Australian Health Review Australian Health Review Society
Journal of the Australian Healthcare & Hospitals Association
RESEARCH ARTICLE (Open Access)

Subsidies to target specialist outreach services into more remote locations: a national cross-sectional study

Belinda G. O’Sullivan A B C E , Matthew R. McGrail B C and Johannes U. Stoelwinder D
+ Author Affiliations
- Author Affiliations

A Monash Rural Health, Monash University, Level 3, 26 Mercy Street, PO Box 666, Bendigo, Vic. 3550, Australia.

B MABEL Survey: Medicine in Australia: Balancing Employment and Life, Centre for Research Excellence in Medical Workforce Dynamics, Melbourne Institute of Applied Economic and Social Research, Barry Street, Melbourne, Vic. 3010, Australia.

C Monash Rural Health, Monash University, Northways Road, Churchill, Vic. 3842, Australia. Email: Matthew.mcgrail@monash.edu

D Department of Epidemiology and Preventive Medicine, Monash University, The Alfred, 6th Floor, 99 Commercial Road, Melbourne, Vic. 3004, Australia. Email: just.stoelwinder@monash.edu

E Corresponding author. Email: belinda.osullivan@monash.edu

Australian Health Review 41(3) 344-350 https://doi.org/10.1071/AH16032
Submitted: 4 February 2016  Accepted: 23 May 2016   Published: 4 July 2016

Abstract

Objective Targeting rural outreach services to areas of highest relative need is challenging because of the higher costs it imposes on health workers to travel longer distances. This paper studied whether subsidies have the potential to support the provision of specialist outreach services into more remote locations.
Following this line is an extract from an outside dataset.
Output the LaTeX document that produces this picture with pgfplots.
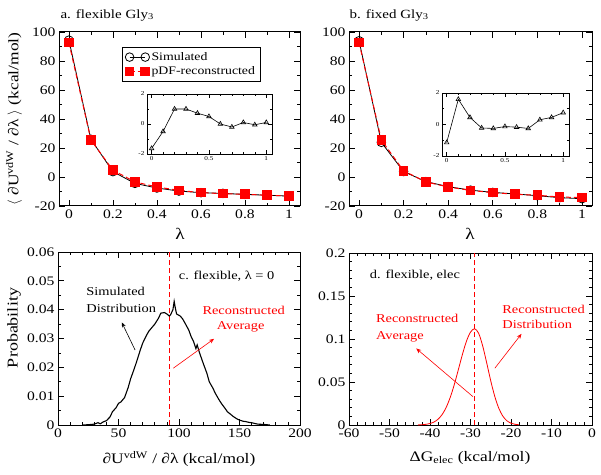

Methods National data about subsidies for medical specialist outreach providers as part of the Wave 7 Medicine in Australia: Balancing Employment and Life (MABEL) Survey in 2014.

Results Nearly half received subsidies: 19% (n = 110) from a formal policy, namely the Australian Government Rural Health Outreach Fund (RHOF), and 27% (n = 154) from other sources. Subsidised specialists travelled for longer and visited more remote locations relative to the non-subsidised group. In addition, compared with non-subsidised specialists, RHOF-subsidised specialists worked in priority areas and provided equally regular services they intended to continue, despite visiting more remote locations.
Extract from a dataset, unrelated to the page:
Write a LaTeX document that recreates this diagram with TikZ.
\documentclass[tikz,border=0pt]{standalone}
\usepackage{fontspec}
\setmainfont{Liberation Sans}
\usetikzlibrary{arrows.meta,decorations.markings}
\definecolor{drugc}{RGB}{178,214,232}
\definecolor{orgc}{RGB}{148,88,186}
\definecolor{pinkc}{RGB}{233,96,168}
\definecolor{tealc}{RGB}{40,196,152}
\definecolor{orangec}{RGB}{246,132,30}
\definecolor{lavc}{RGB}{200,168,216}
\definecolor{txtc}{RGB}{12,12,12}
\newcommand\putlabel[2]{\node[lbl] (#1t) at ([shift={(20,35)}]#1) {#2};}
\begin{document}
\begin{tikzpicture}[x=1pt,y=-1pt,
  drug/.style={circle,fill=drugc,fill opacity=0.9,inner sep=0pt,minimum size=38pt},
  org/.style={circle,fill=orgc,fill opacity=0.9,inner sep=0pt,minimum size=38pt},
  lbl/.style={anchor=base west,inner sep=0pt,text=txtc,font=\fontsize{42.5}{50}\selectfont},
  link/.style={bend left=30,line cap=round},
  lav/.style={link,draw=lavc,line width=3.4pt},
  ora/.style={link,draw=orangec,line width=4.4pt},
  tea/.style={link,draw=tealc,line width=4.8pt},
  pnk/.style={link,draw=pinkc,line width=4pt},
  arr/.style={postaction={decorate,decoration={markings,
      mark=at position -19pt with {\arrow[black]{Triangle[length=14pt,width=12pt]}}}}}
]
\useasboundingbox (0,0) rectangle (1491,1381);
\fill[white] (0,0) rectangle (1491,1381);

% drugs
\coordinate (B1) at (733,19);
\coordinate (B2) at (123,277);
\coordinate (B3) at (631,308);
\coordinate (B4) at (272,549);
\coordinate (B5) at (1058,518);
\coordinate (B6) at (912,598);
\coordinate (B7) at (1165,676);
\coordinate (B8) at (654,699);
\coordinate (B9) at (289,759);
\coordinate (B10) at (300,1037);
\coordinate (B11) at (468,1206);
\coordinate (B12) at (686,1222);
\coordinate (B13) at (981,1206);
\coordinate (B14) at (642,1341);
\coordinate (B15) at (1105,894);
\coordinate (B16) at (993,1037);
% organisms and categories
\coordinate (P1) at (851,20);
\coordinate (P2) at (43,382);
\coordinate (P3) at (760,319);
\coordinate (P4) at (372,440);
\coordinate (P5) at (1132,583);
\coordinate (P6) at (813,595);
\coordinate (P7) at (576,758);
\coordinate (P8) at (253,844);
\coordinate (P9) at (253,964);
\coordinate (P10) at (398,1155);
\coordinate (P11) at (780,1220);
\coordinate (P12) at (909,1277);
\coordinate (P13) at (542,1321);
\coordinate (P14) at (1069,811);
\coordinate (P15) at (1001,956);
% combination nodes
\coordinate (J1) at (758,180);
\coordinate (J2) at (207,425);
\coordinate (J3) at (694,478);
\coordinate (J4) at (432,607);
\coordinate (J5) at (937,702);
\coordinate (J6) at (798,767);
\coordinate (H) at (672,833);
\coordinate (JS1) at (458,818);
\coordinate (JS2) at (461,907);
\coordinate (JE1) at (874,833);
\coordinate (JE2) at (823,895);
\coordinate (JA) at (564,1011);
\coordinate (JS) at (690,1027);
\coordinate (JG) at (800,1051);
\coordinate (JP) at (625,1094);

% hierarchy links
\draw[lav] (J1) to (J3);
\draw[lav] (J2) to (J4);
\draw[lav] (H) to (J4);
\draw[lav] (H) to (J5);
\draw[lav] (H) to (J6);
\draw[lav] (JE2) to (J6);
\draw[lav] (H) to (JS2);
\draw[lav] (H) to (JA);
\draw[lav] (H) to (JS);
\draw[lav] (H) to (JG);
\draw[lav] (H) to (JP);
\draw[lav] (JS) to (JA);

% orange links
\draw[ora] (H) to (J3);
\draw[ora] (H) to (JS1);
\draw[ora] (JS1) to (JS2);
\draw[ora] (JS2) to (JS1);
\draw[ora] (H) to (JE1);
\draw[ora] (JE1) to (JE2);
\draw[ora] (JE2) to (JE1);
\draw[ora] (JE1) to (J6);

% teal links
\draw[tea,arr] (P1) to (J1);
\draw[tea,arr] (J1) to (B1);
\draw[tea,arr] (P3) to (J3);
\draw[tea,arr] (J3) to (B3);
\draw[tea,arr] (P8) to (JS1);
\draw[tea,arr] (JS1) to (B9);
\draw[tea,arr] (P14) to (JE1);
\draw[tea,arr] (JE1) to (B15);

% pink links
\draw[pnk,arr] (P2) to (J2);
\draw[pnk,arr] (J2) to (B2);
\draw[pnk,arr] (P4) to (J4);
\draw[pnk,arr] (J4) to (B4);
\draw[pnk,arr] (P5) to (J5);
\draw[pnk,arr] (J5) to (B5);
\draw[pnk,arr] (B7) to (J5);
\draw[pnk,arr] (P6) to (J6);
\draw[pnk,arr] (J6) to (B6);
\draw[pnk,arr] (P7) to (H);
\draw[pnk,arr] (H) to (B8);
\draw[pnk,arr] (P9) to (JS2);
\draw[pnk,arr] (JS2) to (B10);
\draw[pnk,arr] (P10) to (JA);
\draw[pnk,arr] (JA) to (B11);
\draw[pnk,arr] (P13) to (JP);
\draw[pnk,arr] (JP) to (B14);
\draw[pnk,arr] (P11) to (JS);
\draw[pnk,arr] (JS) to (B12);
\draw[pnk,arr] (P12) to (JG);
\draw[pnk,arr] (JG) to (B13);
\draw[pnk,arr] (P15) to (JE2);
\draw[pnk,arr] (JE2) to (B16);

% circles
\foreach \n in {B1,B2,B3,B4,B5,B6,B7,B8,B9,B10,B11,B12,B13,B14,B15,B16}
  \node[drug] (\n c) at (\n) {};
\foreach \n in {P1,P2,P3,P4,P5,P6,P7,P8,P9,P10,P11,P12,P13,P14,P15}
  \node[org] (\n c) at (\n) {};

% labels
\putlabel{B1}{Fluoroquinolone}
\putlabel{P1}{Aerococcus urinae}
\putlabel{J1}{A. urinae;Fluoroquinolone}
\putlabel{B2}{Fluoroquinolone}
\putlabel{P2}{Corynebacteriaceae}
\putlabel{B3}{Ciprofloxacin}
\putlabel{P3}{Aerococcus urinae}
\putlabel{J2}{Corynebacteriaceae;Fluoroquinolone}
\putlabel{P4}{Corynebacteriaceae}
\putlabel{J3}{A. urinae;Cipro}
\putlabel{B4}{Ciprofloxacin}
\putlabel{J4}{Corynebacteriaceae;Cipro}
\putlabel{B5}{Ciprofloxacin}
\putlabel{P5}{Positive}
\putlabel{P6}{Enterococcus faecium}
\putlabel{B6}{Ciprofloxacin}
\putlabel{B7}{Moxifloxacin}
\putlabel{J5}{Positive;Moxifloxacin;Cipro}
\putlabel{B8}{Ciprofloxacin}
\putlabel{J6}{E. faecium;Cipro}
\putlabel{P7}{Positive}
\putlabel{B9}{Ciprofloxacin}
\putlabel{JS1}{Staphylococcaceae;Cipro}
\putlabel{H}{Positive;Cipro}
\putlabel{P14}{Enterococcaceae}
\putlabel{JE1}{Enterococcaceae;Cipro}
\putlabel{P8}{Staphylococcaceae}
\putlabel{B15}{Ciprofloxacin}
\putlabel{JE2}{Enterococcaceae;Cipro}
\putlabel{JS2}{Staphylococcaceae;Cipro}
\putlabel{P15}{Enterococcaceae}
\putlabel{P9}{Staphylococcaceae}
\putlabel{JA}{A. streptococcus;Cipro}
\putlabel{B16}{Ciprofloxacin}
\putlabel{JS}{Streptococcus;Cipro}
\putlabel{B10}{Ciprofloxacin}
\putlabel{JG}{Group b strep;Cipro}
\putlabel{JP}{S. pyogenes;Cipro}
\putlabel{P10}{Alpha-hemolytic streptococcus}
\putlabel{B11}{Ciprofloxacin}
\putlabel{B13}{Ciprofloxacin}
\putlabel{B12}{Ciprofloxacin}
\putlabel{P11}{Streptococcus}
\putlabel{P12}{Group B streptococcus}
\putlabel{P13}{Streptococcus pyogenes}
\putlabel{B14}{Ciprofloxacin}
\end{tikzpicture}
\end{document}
Conclusion This suggests the RHOF, although limited to one in five specialist outreach providers, is important to increase targeted and stable outreach services in areas of highest relative need. Other subsidies also play a role in facilitating remote service distribution, but may need to be more structured to promote regular, sustained outreach practice.

What is known about this topic? There are no studies describing subsidies for specialist doctors to undertake rural outreach work and whether subsidies, including formal and structured subsidies via the Australian Government RHOF, support targeted outreach services compared with no financial support.

What does this paper add? Using national data from Australia, we describe subsidisation among specialist outreach providers and show that specialists subsidised via the RHOF or another source are more likely to provide remote outreach services.

What are the implications for practitioners? Subsidised specialist outreach providers are more likely to provide remote outreach services. The RHOF, as a formally structured comprehensive subsidy, further targets the provision of priority services into such locations on a regular, ongoing basis.

Additional keywords: policy, remote services, outreach.